▶ [RECORDED INFORMATION]
────────────────────────────────────────

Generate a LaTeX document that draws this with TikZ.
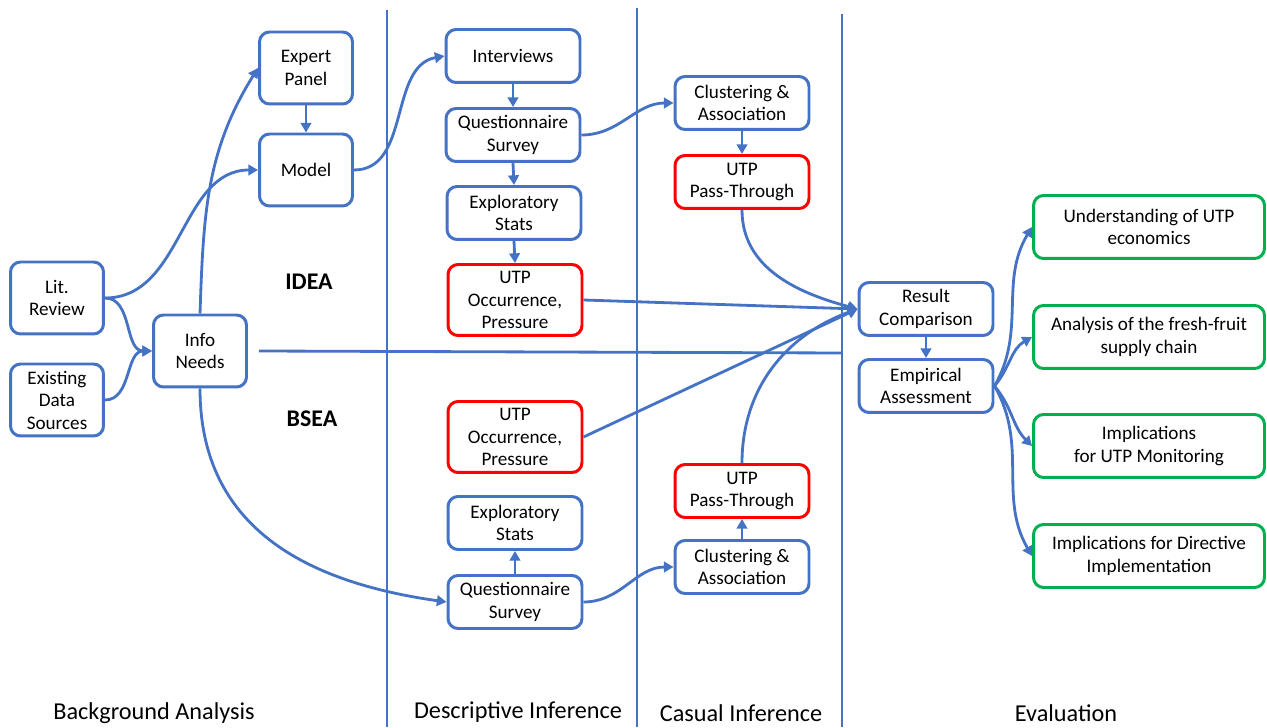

────────────────────────────────────────

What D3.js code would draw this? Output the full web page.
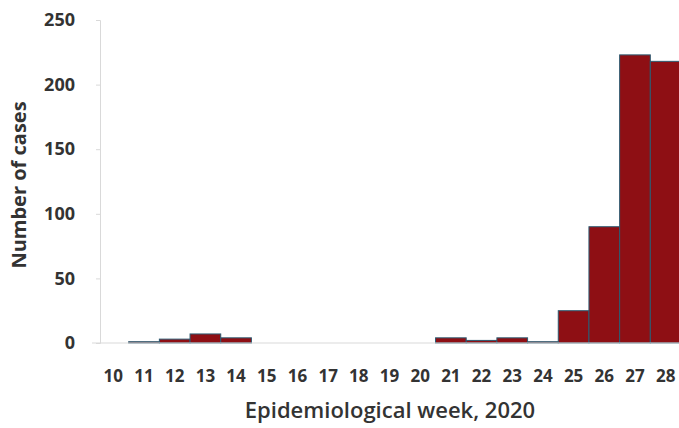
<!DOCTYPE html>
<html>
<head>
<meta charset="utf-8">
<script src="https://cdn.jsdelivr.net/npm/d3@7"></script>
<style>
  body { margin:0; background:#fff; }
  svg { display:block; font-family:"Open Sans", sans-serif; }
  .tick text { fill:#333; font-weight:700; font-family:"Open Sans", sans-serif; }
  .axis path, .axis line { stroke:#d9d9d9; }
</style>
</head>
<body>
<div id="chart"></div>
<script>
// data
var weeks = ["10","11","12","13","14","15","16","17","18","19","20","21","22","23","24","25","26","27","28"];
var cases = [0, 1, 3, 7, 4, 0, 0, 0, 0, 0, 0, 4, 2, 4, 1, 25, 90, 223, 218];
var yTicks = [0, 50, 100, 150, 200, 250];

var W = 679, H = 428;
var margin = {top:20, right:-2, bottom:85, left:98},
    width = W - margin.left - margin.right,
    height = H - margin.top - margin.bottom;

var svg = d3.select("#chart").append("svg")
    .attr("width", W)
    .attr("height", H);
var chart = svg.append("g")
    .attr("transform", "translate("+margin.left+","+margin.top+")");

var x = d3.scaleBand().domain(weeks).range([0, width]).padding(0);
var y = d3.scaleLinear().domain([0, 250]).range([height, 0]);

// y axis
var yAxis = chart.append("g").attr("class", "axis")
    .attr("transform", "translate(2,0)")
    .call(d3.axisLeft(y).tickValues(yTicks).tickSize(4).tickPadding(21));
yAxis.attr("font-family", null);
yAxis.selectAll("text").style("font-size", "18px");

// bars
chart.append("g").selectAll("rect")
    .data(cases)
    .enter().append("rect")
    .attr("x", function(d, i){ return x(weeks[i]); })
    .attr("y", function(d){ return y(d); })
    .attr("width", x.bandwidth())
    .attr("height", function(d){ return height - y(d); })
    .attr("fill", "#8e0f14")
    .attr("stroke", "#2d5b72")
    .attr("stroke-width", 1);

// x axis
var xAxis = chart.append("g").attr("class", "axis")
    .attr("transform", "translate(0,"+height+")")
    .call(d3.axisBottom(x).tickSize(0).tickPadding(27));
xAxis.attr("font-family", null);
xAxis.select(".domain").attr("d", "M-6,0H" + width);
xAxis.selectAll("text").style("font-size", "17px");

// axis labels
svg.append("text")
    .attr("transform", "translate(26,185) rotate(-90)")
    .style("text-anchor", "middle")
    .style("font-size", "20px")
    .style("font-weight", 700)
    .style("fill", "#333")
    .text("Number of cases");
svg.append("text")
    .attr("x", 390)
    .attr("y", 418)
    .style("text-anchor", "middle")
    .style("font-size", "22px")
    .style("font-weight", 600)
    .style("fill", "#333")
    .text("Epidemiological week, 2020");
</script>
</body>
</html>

────────────────────────────────────────

▶ [WRITTEN PROBLEM]
Skip all pictures. Output only the lines from the one containing "What D3.js code" to the one containing "height = H - margin.top - margin.bottom;", both lines included.

▶ [PROBLEM SOLUTION]
What D3.js code would draw this? Output the full web page.
<!DOCTYPE html>
<html>
<head>
<meta charset="utf-8">
<script src="https://cdn.jsdelivr.net/npm/d3@7"></script>
<style>
  body { margin:0; background:#fff; }
  svg { display:block; font-family:"Open Sans", sans-serif; }
  .tick text { fill:#333; font-weight:700; font-family:"Open Sans", sans-serif; }
  .axis path, .axis line { stroke:#d9d9d9; }
</style>
</head>
<body>
<div id="chart"></div>
<script>
// data
var weeks = ["10","11","12","13","14","15","16","17","18","19","20","21","22","23","24","25","26","27","28"];
var cases = [0, 1, 3, 7, 4, 0, 0, 0, 0, 0, 0, 4, 2, 4, 1, 25, 90, 223, 218];
var yTicks = [0, 50, 100, 150, 200, 250];

var W = 679, H = 428;
var margin = {top:20, right:-2, bottom:85, left:98},
    width = W - margin.left - margin.right,
    height = H - margin.top - margin.bottom;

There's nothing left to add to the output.